# LDWA Long Distance Walking Assoc events



## Copepod (Oct 2, 2017)

A friend of mine, from East Anglian orienteering days, who has type 1 diabetes, completed Flower of Suffolk 26 miles on 5 hours yesterday. Like all LDWA (Long Distance Walking Association) events, entry fee was very good value, including feed stations, certificate, clear route instructions etc.
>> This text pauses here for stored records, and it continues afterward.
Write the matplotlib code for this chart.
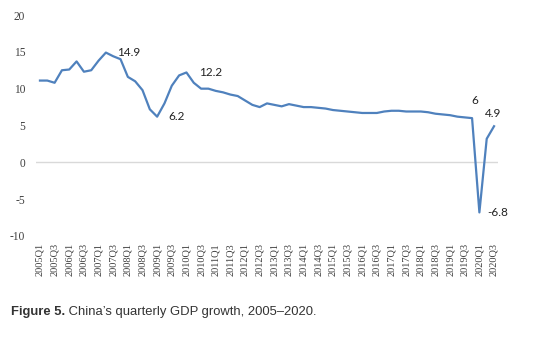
import matplotlib
matplotlib.use("Agg")
import matplotlib.pyplot as plt

plt.rcParams["axes.unicode_minus"] = False

# quarterly GDP growth (%), 2005Q1 .. 2020Q3
years = list(range(2005, 2021))
growth = [
    11.1, 11.1, 10.8, 12.5,   # 2005
    12.6, 13.7, 12.3, 12.5,   # 2006
    13.8, 14.9, 14.4, 14.0,   # 2007
    11.6, 11.0, 9.8, 7.2,     # 2008
    6.2, 8.0, 10.4, 11.8,     # 2009
    12.2, 10.8, 10.0, 10.0,   # 2010
    9.7, 9.5, 9.2, 9.0,       # 2011
    8.4, 7.8, 7.5, 8.0,       # 2012
    7.8, 7.6, 7.9, 7.7,       # 2013
    7.5, 7.5, 7.4, 7.3,       # 2014
    7.1, 7.0, 6.9, 6.8,       # 2015
    6.7, 6.7, 6.7, 6.9,       # 2016
    7.0, 7.0, 6.9, 6.9,       # 2017
    6.9, 6.8, 6.6, 6.5,       # 2018
    6.4, 6.2, 6.1, 6.0,       # 2019
    -6.8, 3.2, 4.9,           # 2020
]
quarters = ["%dQ%d" % (y, q) for y in years for q in range(1, 5)][:len(growth)]

# labelled points: (index, text, offset in points, ha, va)
callouts = [
    (9, "14.9", (8, 0), "left", "center"),
    (16, "6.2", (8, 0), "left", "center"),
    (20, "12.2", (9, 0), "left", "center"),
    (59, "6", (2, 9), "center", "bottom"),
    (60, "-6.8", (6, 0), "left", "center"),
    (62, "4.9", (-1, 5), "center", "bottom"),
]

fig = plt.figure(figsize=(5.5, 3.4), dpi=100, facecolor="white")
ax = fig.add_axes([36.3 / 550, 1 - 236 / 340, 461.4 / 550, 221 / 340])

x = list(range(len(growth)))
ax.axhline(0, color="#d9d9d9", lw=1.0, zorder=1)
ax.plot(x, growth, color="#4f81bd", lw=1.6, zorder=2)

for i, txt, off, ha, va in callouts:
    ax.annotate(txt, (i, growth[i]), xytext=off, textcoords="offset points",
                ha=ha, va=va, fontsize=8.5, family="Lato", color="#222222")

ax.set_xlim(-0.5, len(growth) - 0.5)
ax.set_ylim(-10, 20)
ax.set_yticks([-10, -5, 0, 5, 10, 15, 20])
ax.set_xticks(x[::2])
ax.set_xticklabels(quarters[::2], rotation=90, family="Liberation Serif",
                   fontsize=7.5, color="#404040")
for lab in ax.get_yticklabels():
    lab.set_family("Liberation Serif")
    lab.set_fontsize(8.3)
    lab.set_color("#404040")
ax.tick_params(axis="both", length=0)
ax.tick_params(axis="y", pad=8)
ax.tick_params(axis="x", pad=5)
for s in ax.spines.values():
    s.set_visible(False)

# caption: bold figure number followed by regular text
bold = fig.text(11 / 550, 1 - 312 / 340, "Figure 5.", fontsize=9.4, fontweight="bold",
                family="Liberation Sans", color="#333333", va="center")
fig.canvas.draw()
bb = bold.get_window_extent(fig.canvas.get_renderer())
fig.text(bb.x1 / fig.bbox.width, 1 - 312 / 340, " China\u2019s quarterly GDP growth, 2005\u20132020.",
         fontsize=9.4, family="Liberation Sans", color="#333333", va="center")

fig.savefig("out.png", dpi=100)
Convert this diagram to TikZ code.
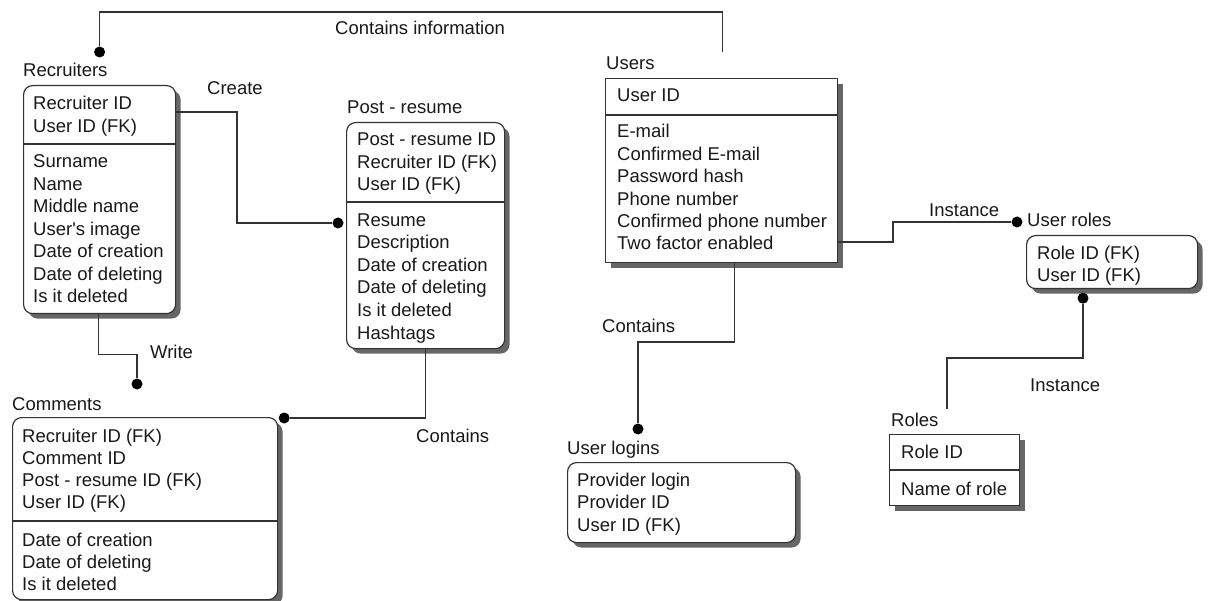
\documentclass[tikz,border=0pt]{standalone}
\usepackage{fontspec}
\setmainfont{Liberation Sans}
\usetikzlibrary{calc,shadows}

\tikzset{
  entity/.style={draw=black!80, line width=1.2pt, fill=white, inner sep=0pt,
    anchor=north west,
    drop shadow={shadow xshift=5pt, shadow yshift=-5pt, fill=black!60, opacity=1}},
  dependent/.style={entity, rounded corners=9pt},
  field/.style={anchor=base west, inner sep=0pt,
    font=\fontsize{18.5}{22.5}\selectfont, text=black!90},
  entname/.style={field},
  divider/.style={draw=black!80, line width=1.2pt},
  rel/.style={draw=black!80, line width=1.2pt},
  conndot/.style={circle, fill=black, inner sep=0pt, minimum size=11pt},
}

\begin{document}
\begin{tikzpicture}[x=1pt, y=-1pt]
\useasboundingbox (0,0) rectangle (1220,601);
\fill[white] (0,0) rectangle (1220,601);

% ---------- entity boxes ----------
\node[dependent, minimum width=152pt, minimum height=228pt] (rec)   at (23,85)   {};
\node[dependent, minimum width=158pt, minimum height=226pt] (post)  at (346,122)  {};
\node[entity,    minimum width=232pt, minimum height=184pt] (users) at (605,78)   {};
\node[dependent, minimum width=265pt, minimum height=182pt] (com)   at (12,417)   {};
\node[dependent, minimum width=228pt, minimum height=80pt]  (log)   at (567,462)  {};
\node[dependent, minimum width=171pt, minimum height=53pt]  (ur)    at (1026,235) {};
\node[entity,    minimum width=130pt, minimum height=71pt]  (roles) at (889,434)  {};

% key / attribute separators
\draw[divider] (rec.west |- 0,144)   -- (rec.east |- 0,144);
\draw[divider] (post.west |- 0,202)  -- (post.east |- 0,202);
\draw[divider] (users.west |- 0,115) -- (users.east |- 0,115);
\draw[divider] (com.west |- 0,521)   -- (com.east |- 0,521);
\draw[divider] (roles.west |- 0,470) -- (roles.east |- 0,470);

% ---------- entity names ----------
\node[entname] (rec-name)   at (23,77)    {Recruiters};
\node[entname] (post-name)  at (347,114)  {Post - resume};
\node[entname] (users-name) at (606,70)   {Users};
\node[entname] (com-name)   at (12,410)   {Comments};
\node[entname] (log-name)   at (567,454)  {User logins};
\node[entname] (ur-name)    at (1027,226.5) {User roles};
\node[entname] (roles-name) at (891,426)  {Roles};

% ---------- fields ----------
\foreach \t [count=\i] in {Recruiter ID,User ID (FK)}
  \node[field] (rec-k\i) at (33,{110+23*(\i-1)}) {\t};
\foreach \t [count=\i] in {Surname,Name,Middle name,User\textquotesingle s image,Date of creation,Date of deleting,Is it deleted}
  \node[field] (rec-a\i) at (33,{168+22.5*(\i-1)}) {\t};

\foreach \t [count=\i] in {Post - resume ID,Recruiter ID (FK),User ID (FK)}
  \node[field] (post-k\i) at (357,{146+22.5*(\i-1)}) {\t};
\foreach \t [count=\i] in {Resume,Description,Date of creation,Date of deleting,Is it deleted,Hashtags}
  \node[field] (post-a\i) at (357,{226.5+22.5*(\i-1)}) {\t};

\node[field] (users-k1) at (617,101.5) {User ID};
\foreach \t [count=\i] in {E-mail,Confirmed E-mail,Password hash,Phone number,Confirmed phone number,Two factor enabled}
  \node[field] (users-a\i) at (617,{138+22.4*(\i-1)}) {\t};

\foreach \t [count=\i] in {Recruiter ID (FK),Comment ID,Post - resume ID (FK),User ID (FK)}
  \node[field] (com-k\i) at (22,{442+22.3*(\i-1)}) {\t};
\foreach \t [count=\i] in {Date of creation,Date of deleting,Is it deleted}
  \node[field] (com-a\i) at (22,{546+22.3*(\i-1)}) {\t};

\foreach \t [count=\i] in {Provider login,Provider ID,User ID (FK)}
  \node[field] (log-k\i) at (577,{486.5+22.3*(\i-1)}) {\t};

\foreach \t [count=\i] in {Role ID (FK),User ID (FK)}
  \node[field] (ur-k\i) at (1037,{260+22*(\i-1)}) {\t};

\node[field] (roles-k1) at (901,458) {Role ID};
\node[field] (roles-a1) at (901,495) {Name of role};

% ---------- connector end points ----------
\node[conndot] (d-rec)   at ($(rec.north)+(0,-33)$) {};
\node[conndot] (d-post)  at ($(post.north west)+(-8,101)$) {};
\node[conndot] (d-com-w) at ($(com.north west)+(125,-33)$) {};
\node[conndot] (d-com-e) at ($(com.north east)+(6,1)$) {};
\node[conndot] (d-log)   at ($(log.north west)+(71,-33)$) {};
\node[conndot] (d-ur)    at ($(ur.north west)+(-9,-13)$) {};
\node[conndot] (d-ur-s)  at ($(ur.south west)+(57,9)$) {};
\coordinate (u-top) at ($(users.north)+(1,-26)$);
\coordinate (r-top) at ($(roles.north west)+(58,-25)$);

% ---------- relationships ----------
\draw[rel] (u-top) |- ($(d-rec)+(0,-40)$) -- (d-rec);
\draw[rel] ($(rec.north east)+(0,27)$) -| ($(d-post)+(-101,0)$) -- (d-post);
\draw[rel] ($(rec.south)+(-1,0)$) -- ($(rec.south)+(-1,40)$) -| (d-com-w);
\draw[rel] (post.south) |- (d-com-e);
\draw[rel] ($(users.south)+(13,0)$) |- ($(d-log)+(0,-87)$) -- (d-log);
\draw[rel] ($(users.north east)+(0,164)$) -| ($(d-ur)+(-124,0)$) -- (d-ur);
\draw[rel] (d-ur-s) |- ($(r-top)+(0,-51)$) -- (r-top);

% ---------- relationship names ----------
\node[field] (l-info)   at (335,35)  {Contains information};
\node[field] (l-create) at (207,95)  {Create};
\node[field] (l-write)  at (150,359) {Write};
\node[field] (l-cont1)  at (416,442) {Contains};
\node[field] (l-cont2)  at (602,333) {Contains};
\node[field] (l-inst1)  at (929,217) {Instance};
\node[field] (l-inst2)  at (1030,391) {Instance};
\end{tikzpicture}
\end{document}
Nearly all can be run or walked.
Every time he posts I think about entering an event, and then forget, so this post is to remind myself as well as letting others know.


----------



## Stitch147 (Oct 2, 2017)

Im gonna look into those ones!


----------



## Northerner (Oct 2, 2017)

Here's a link to upcoming events:

https://www.ldwa.org.uk/challenge_events/events_list.php?list_type=L&event_type=N


----------



## HOBIE (Oct 4, 2017)

Stitch147 said:


> Im gonna look into those ones!


Go 4 IT Stitch


----------



## HOBIE (Oct 4, 2017)

Northerner said:


> Here's a link to upcoming events:
> 
> https://www.ldwa.org.uk/challenge_events/events_list.php?list_type=L&event_type=N


All over the Country. Even Jan 1st next year


----------